## Begin

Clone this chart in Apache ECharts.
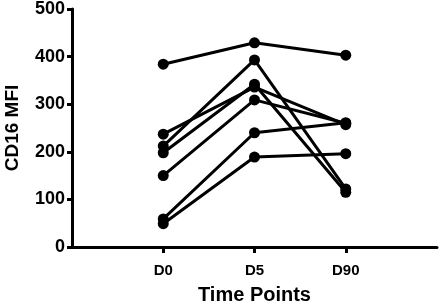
<!DOCTYPE html>
<html>
<head>
<meta charset="utf-8">
<script src="https://cdn.jsdelivr.net/npm/echarts@6/dist/echarts.min.js"></script>
<style>
  html, body { margin: 0; padding: 0; background: #fff; }
  #main { width: 448px; height: 307px; }
</style>
</head>
<body>
<div id="main"></div>
<script>
// categories (blank ends give the padding either side of the three time points)
var timePoints = ['', 'D0', 'D5', 'D90', ' '];
var yTicks = [0, 100, 200, 300, 400, 500];

// one line per subject: D0, D5, D90
var subj1 = [384, 429, 403];
var subj2 = [212, 393, 122];
var subj3 = [237, 336, 257];
var subj4 = [198, 342, 115];
var subj5 = [150, 309, 260];
var subj6 = [59, 240, 261];
var subj7 = [49, 189, 196];
var subjects = [subj1, subj2, subj3, subj4, subj5, subj6, subj7];

var font = 'Liberation Sans, Arial, sans-serif';

var chart = echarts.init(document.getElementById('main'));

var series = subjects.map(function (vals, i) {
  return {
    name: 'S' + (i + 1),
    type: 'line',
    data: [['D0', vals[0]], ['D5', vals[1]], ['D90', vals[2]]],
    symbol: 'circle',
    symbolSize: 11,
    lineStyle: { color: '#000', width: 3 },
    itemStyle: { color: '#000' },
    animation: false
  };
});

var option = {
  animation: false,
  grid: { left: 72, right: 11, top: 9, bottom: 60, outerBoundsMode: 'none', containLabel: false },
  xAxis: {
    type: 'category',
    data: timePoints,
    boundaryGap: false,
    name: 'Time Points',
    nameLocation: 'middle',
    nameGap: 38,
    nameTextStyle: { fontFamily: font, fontWeight: 'bold', fontSize: 20, color: '#000' },
    axisLine: { lineStyle: { color: '#000', width: 3 } },
    axisTick: {
      length: 6,
      lineStyle: { color: '#000', width: 3 },
      interval: function (i, v) { return v.trim() !== ''; }
    },
    axisLabel: { margin: 16, fontFamily: font, fontWeight: 'bold', fontSize: 15, color: '#000' },
    splitLine: { show: false }
  },
  yAxis: {
    type: 'value',
    min: 0,
    max: 500,
    interval: 100,
    name: 'CD16 MFI',
    nameLocation: 'middle',
    nameGap: 50,
    nameTextStyle: { fontFamily: font, fontWeight: 'bold', fontSize: 19, color: '#000' },
    axisLine: { show: true, lineStyle: { color: '#000', width: 3 } },
    axisTick: { show: true, length: 5, lineStyle: { color: '#000', width: 3 } },
    axisLabel: {
      margin: 7, fontFamily: font, fontWeight: 'bold', fontSize: 18, color: '#000',
      formatter: function (v) { return yTicks.indexOf(v) >= 0 ? String(v) : ''; }
    },
    splitLine: { show: false }
  },
  series: series
};

chart.setOption(option);
</script>
</body>
</html>
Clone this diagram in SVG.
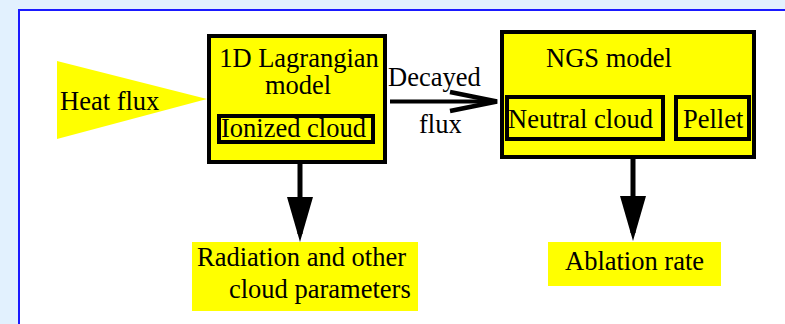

## End

Up to and including the line with "var yTicks = [0, 100, 200, 300, 400, 500];", copy the data above from its first line. Skip pictures.

Clone this chart in Apache ECharts.
<!DOCTYPE html>
<html>
<head>
<meta charset="utf-8">
<script src="https://cdn.jsdelivr.net/npm/echarts@6/dist/echarts.min.js"></script>
<style>
  html, body { margin: 0; padding: 0; background: #fff; }
  #main { width: 448px; height: 307px; }
</style>
</head>
<body>
<div id="main"></div>
<script>
// categories (blank ends give the padding either side of the three time points)
var timePoints = ['', 'D0', 'D5', 'D90', ' '];
var yTicks = [0, 100, 200, 300, 400, 500];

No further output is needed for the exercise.